--- LISTED ENTRIES ---
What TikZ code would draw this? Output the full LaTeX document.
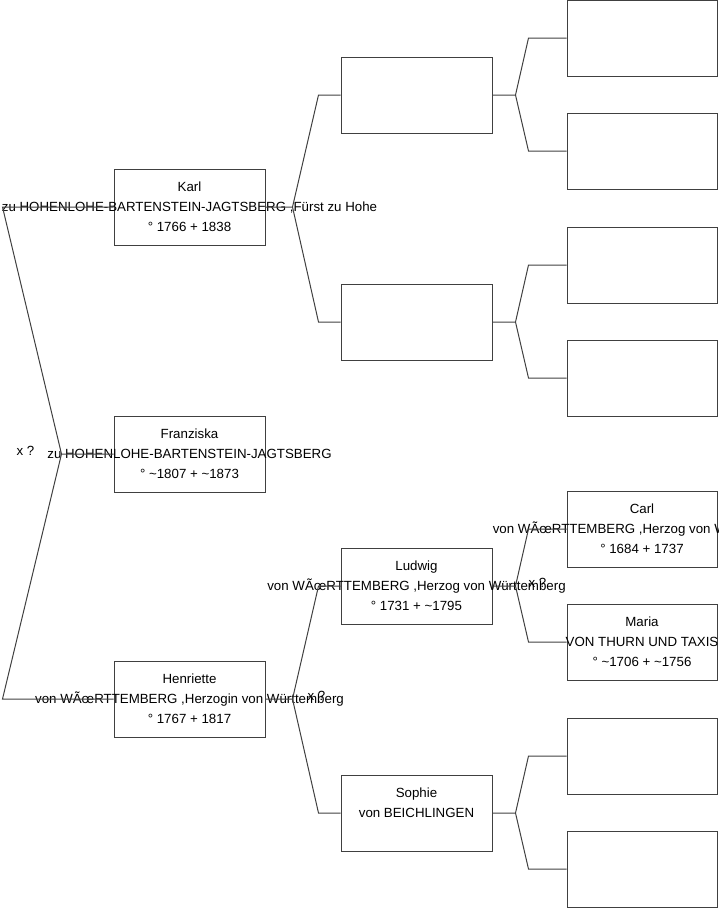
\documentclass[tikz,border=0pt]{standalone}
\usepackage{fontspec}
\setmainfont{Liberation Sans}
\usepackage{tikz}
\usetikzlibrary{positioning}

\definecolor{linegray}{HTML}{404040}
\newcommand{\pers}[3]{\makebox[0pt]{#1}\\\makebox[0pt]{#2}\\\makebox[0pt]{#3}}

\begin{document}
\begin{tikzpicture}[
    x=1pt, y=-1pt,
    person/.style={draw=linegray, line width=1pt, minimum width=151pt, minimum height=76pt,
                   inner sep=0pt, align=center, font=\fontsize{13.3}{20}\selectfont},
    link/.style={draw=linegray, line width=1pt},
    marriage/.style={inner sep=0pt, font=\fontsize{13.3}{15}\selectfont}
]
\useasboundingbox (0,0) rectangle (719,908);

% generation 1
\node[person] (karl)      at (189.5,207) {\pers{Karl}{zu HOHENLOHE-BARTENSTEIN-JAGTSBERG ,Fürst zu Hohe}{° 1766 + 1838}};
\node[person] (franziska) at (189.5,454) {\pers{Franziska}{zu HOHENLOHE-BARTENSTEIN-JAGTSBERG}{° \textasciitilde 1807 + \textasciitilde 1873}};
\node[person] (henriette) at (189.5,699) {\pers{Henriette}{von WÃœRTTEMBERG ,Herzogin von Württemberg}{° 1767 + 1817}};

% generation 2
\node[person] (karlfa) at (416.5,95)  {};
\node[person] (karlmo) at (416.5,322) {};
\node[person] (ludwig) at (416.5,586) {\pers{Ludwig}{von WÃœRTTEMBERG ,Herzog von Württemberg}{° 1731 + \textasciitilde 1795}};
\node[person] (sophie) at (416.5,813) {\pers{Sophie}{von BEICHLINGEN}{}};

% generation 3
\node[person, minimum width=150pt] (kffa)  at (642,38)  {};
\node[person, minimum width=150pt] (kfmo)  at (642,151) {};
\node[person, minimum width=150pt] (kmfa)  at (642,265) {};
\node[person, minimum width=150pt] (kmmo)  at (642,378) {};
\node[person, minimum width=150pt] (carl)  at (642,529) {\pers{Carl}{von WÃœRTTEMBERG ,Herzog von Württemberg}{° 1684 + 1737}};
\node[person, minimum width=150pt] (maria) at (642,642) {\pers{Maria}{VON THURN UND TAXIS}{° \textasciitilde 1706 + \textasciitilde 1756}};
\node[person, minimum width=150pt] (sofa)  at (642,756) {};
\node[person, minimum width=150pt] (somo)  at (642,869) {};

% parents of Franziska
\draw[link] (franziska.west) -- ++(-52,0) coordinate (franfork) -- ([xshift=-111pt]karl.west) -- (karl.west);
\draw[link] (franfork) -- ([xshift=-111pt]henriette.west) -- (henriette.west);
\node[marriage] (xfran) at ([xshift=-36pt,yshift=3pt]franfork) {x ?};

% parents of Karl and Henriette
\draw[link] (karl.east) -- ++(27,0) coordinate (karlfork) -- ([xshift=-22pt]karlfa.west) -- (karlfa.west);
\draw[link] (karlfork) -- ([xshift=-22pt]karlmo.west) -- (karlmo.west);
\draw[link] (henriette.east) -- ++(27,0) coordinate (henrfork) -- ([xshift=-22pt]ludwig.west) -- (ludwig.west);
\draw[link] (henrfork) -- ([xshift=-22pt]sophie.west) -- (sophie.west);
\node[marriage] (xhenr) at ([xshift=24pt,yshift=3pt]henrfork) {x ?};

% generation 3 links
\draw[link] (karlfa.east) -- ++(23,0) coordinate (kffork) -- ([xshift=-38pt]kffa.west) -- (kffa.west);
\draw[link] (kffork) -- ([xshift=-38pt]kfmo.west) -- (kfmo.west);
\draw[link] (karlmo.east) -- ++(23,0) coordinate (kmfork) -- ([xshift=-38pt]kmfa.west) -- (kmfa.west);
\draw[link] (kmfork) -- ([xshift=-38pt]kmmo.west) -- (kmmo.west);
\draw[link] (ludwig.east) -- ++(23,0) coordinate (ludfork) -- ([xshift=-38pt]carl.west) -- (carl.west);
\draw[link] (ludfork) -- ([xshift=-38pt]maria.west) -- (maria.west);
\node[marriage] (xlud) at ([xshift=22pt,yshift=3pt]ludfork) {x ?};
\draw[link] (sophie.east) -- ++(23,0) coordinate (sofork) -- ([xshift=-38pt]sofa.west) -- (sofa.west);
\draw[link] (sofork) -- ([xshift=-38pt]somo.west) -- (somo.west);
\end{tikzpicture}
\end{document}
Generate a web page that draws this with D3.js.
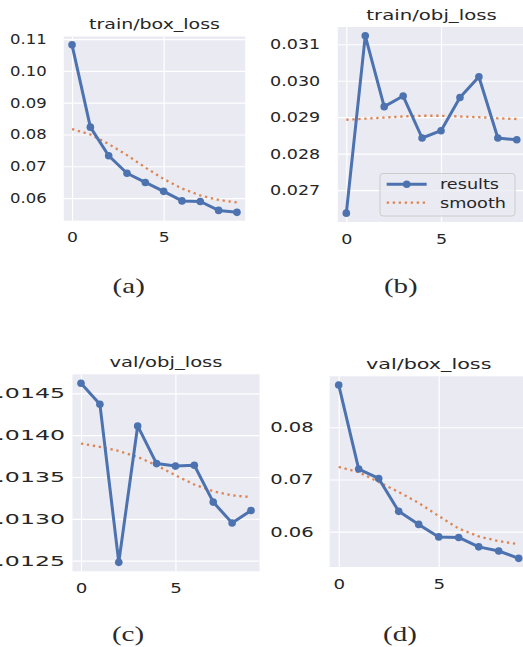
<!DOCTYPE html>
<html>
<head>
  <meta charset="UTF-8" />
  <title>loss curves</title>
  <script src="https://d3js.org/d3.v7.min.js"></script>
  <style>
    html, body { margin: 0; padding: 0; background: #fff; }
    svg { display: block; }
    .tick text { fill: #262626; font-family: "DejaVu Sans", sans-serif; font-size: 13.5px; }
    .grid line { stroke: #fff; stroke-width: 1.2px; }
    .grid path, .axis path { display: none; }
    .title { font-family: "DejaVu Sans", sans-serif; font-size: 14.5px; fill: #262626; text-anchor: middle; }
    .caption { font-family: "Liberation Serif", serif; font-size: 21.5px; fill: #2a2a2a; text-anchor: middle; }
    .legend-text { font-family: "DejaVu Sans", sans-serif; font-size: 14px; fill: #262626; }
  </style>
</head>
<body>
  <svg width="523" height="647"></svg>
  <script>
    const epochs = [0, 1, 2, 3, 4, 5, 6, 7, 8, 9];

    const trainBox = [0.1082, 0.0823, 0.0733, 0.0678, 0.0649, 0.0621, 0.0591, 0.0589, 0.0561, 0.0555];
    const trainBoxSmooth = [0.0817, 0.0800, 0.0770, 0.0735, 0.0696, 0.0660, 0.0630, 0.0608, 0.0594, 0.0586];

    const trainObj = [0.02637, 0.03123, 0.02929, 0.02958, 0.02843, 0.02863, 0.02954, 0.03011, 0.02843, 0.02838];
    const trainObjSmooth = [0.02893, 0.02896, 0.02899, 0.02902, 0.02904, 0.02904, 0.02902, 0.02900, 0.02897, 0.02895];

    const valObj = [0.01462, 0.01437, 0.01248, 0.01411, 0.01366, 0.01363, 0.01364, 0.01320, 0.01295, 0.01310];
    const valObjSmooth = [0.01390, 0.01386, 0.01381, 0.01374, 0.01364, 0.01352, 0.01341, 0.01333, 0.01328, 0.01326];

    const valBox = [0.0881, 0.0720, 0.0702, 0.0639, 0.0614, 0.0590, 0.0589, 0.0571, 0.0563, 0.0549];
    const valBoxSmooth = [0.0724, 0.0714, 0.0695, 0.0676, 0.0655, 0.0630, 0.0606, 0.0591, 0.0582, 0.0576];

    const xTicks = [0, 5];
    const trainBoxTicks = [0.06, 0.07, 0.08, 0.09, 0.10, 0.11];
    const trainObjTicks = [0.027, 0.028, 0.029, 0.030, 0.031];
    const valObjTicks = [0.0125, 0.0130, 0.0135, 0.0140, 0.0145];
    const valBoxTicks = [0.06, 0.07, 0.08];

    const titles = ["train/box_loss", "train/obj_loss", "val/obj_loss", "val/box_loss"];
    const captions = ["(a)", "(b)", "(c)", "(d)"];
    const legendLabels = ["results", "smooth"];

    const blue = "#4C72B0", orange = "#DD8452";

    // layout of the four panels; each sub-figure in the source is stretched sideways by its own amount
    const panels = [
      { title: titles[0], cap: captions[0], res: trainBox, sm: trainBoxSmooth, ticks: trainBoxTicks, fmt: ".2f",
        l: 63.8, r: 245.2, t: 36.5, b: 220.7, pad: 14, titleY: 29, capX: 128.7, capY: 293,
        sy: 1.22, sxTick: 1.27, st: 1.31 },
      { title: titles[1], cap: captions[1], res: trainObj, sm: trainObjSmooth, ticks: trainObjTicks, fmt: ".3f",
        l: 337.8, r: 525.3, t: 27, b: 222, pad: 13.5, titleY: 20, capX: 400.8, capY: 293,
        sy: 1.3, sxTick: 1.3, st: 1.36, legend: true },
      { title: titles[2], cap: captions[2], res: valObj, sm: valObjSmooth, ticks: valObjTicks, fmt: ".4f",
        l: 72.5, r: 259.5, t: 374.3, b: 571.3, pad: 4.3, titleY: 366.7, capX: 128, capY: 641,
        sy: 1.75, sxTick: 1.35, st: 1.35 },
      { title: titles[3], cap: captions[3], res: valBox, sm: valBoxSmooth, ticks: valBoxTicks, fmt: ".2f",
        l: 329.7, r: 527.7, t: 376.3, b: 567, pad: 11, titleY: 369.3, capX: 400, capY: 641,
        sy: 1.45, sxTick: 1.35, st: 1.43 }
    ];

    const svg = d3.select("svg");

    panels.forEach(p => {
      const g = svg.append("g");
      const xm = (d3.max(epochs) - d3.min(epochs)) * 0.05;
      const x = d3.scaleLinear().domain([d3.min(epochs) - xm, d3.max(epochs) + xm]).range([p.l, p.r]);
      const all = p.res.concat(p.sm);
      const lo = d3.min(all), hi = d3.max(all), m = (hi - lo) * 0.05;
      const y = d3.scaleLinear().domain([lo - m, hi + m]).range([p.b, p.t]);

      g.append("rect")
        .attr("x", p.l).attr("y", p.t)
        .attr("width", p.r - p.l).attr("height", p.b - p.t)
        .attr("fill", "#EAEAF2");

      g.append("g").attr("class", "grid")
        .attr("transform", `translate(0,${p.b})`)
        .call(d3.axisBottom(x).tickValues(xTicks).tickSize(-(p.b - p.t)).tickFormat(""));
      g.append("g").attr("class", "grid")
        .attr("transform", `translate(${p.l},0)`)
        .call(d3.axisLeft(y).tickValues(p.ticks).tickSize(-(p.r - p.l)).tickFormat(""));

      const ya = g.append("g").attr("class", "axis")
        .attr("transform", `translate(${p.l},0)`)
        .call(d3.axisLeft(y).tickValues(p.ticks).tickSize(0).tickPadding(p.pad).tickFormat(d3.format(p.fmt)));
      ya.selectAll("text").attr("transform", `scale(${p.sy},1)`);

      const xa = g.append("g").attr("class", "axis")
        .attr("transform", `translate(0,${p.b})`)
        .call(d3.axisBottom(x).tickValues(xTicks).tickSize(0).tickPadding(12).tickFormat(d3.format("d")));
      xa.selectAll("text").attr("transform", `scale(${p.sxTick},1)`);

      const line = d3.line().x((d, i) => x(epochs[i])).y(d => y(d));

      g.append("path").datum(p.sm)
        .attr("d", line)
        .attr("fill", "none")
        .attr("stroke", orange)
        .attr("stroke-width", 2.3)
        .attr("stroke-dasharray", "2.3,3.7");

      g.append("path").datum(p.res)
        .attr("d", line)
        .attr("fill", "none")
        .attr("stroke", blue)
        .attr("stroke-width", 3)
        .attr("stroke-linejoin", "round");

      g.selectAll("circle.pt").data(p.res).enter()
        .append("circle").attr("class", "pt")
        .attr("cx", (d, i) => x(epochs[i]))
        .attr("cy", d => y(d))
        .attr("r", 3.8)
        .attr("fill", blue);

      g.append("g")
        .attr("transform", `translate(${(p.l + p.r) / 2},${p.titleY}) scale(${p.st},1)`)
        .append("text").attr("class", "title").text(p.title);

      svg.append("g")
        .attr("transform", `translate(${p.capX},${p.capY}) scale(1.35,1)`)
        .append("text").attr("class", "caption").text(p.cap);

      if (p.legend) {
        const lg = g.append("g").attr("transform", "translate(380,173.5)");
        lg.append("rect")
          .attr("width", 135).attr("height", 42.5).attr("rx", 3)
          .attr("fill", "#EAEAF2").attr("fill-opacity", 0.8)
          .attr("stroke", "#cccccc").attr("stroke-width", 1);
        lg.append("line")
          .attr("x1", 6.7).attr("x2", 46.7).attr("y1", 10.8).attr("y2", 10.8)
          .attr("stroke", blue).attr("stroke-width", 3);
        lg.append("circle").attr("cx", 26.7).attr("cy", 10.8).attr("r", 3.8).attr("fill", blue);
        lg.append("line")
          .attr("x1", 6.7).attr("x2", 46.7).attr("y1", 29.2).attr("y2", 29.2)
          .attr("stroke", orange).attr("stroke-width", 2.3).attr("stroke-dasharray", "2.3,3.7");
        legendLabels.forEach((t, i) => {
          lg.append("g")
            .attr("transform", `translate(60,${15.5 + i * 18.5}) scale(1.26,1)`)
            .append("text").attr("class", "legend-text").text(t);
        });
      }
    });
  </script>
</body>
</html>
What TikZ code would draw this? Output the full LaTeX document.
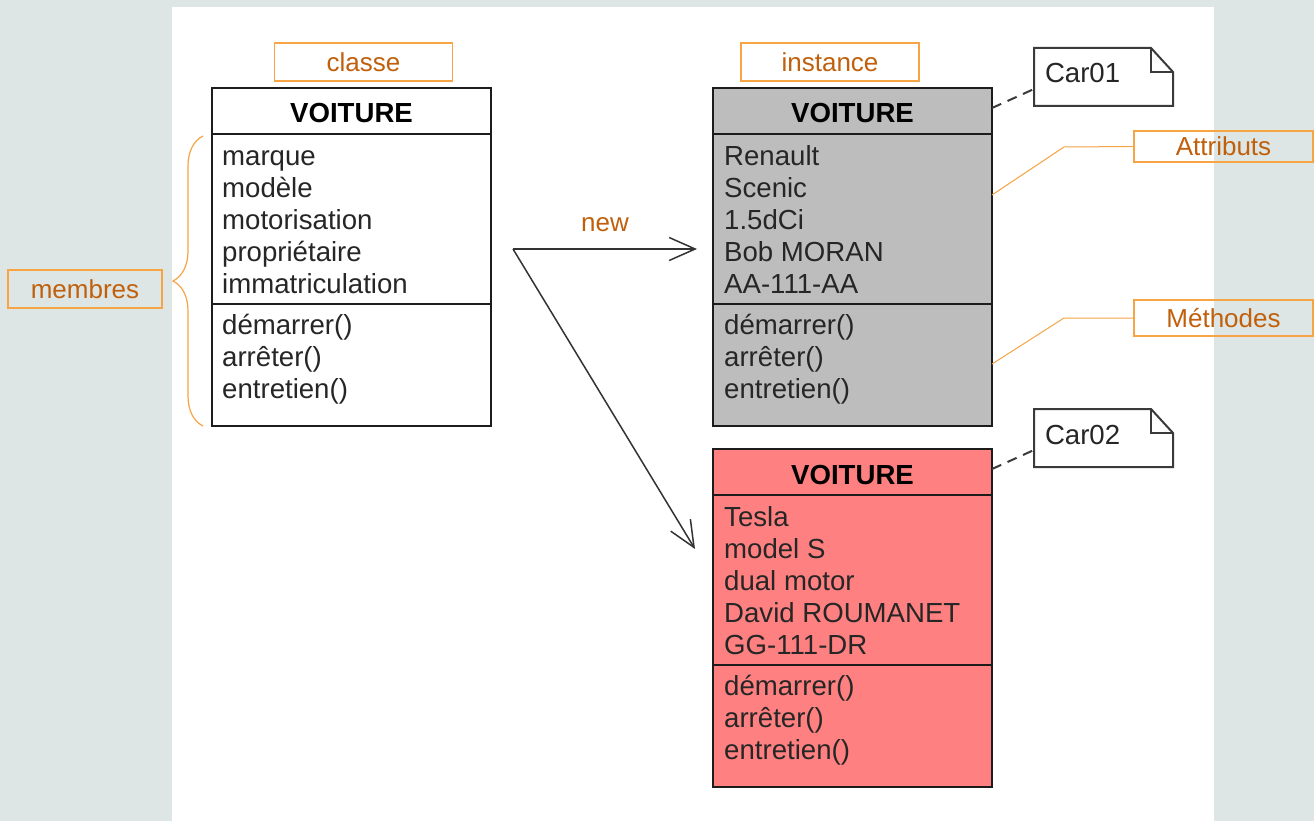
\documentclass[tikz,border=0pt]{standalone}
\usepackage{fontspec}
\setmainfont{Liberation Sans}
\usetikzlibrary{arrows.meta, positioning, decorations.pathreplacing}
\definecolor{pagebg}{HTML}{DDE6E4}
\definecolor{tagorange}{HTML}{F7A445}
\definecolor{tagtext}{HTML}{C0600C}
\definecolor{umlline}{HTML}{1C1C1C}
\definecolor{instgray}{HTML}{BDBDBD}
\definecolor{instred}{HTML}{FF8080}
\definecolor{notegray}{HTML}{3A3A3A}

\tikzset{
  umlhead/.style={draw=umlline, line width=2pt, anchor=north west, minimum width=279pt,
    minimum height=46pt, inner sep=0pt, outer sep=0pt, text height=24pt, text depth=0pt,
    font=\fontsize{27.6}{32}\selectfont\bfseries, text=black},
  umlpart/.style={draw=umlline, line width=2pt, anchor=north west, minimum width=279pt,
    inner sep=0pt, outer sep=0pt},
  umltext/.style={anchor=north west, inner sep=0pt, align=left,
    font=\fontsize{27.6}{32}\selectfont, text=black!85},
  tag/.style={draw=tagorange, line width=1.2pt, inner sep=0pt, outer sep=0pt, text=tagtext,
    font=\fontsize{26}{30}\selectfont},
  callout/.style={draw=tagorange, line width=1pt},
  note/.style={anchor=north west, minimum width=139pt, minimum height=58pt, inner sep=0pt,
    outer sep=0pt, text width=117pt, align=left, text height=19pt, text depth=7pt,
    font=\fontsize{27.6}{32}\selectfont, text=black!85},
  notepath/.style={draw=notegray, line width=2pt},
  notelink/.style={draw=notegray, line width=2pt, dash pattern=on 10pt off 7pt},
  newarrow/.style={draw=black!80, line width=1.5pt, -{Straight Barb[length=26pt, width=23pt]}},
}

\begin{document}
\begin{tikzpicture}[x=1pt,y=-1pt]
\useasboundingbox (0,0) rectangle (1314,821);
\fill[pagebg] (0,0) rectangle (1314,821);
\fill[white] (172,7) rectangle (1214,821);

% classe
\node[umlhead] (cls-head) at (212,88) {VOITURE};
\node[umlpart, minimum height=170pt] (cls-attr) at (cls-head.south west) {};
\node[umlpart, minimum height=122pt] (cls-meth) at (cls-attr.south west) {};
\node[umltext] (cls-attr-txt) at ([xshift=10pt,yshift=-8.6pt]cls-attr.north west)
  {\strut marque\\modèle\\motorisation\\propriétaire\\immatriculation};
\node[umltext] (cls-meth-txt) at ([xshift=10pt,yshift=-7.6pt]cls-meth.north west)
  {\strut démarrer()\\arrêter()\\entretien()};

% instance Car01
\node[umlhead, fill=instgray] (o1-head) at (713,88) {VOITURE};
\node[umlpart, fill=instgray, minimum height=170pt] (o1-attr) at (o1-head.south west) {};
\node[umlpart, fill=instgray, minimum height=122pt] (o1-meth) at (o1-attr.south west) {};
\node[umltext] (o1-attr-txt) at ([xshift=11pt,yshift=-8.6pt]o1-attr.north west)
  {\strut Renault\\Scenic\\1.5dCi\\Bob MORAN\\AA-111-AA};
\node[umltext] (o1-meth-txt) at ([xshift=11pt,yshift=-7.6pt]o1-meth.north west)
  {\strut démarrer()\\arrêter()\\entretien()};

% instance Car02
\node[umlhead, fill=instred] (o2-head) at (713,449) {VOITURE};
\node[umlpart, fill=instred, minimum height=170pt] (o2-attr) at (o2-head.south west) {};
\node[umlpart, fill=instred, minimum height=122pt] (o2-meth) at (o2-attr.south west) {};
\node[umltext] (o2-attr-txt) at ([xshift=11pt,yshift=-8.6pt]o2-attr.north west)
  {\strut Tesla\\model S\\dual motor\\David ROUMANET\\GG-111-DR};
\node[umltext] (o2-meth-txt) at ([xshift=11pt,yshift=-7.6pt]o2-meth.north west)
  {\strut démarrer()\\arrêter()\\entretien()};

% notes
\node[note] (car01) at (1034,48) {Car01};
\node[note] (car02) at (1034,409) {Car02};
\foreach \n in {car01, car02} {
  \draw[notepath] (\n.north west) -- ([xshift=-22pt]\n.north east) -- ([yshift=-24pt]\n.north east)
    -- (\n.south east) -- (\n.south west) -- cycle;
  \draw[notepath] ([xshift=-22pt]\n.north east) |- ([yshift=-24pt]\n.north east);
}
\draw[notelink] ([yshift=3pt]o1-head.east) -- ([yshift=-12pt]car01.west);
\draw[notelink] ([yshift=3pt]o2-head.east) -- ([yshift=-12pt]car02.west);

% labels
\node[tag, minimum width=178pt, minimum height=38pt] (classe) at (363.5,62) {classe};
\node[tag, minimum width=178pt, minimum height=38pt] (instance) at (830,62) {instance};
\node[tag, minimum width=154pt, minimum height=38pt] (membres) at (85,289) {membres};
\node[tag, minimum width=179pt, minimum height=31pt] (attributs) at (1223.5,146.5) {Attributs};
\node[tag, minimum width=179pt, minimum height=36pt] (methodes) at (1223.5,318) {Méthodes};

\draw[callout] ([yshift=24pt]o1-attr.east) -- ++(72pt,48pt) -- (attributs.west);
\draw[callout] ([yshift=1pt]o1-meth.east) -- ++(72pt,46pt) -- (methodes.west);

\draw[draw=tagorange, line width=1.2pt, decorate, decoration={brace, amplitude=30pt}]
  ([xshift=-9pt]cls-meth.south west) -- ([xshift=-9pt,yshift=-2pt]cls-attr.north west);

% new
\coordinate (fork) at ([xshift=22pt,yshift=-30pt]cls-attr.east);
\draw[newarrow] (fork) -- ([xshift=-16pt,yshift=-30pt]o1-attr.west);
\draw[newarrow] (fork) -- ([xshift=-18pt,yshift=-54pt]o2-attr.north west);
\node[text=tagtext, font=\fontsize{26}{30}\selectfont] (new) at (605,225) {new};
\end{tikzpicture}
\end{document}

--- PROBLEM TO WORK ON ---
Leave out any pictures, please, and quote only the lines from the top of the data through the line that contains "(0,0) rectangle (719,908);".

--- COMPLETE OUTPUT ---
What TikZ code would draw this? Output the full LaTeX document.
\documentclass[tikz,border=0pt]{standalone}
\usepackage{fontspec}
\setmainfont{Liberation Sans}
\usepackage{tikz}
\usetikzlibrary{positioning}

\definecolor{linegray}{HTML}{404040}
\newcommand{\pers}[3]{\makebox[0pt]{#1}\\\makebox[0pt]{#2}\\\makebox[0pt]{#3}}

\begin{document}
\begin{tikzpicture}[
    x=1pt, y=-1pt,
    person/.style={draw=linegray, line width=1pt, minimum width=151pt, minimum height=76pt,
                   inner sep=0pt, align=center, font=\fontsize{13.3}{20}\selectfont},
    link/.style={draw=linegray, line width=1pt},
    marriage/.style={inner sep=0pt, font=\fontsize{13.3}{15}\selectfont}
]
\useasboundingbox (0,0) rectangle (719,908);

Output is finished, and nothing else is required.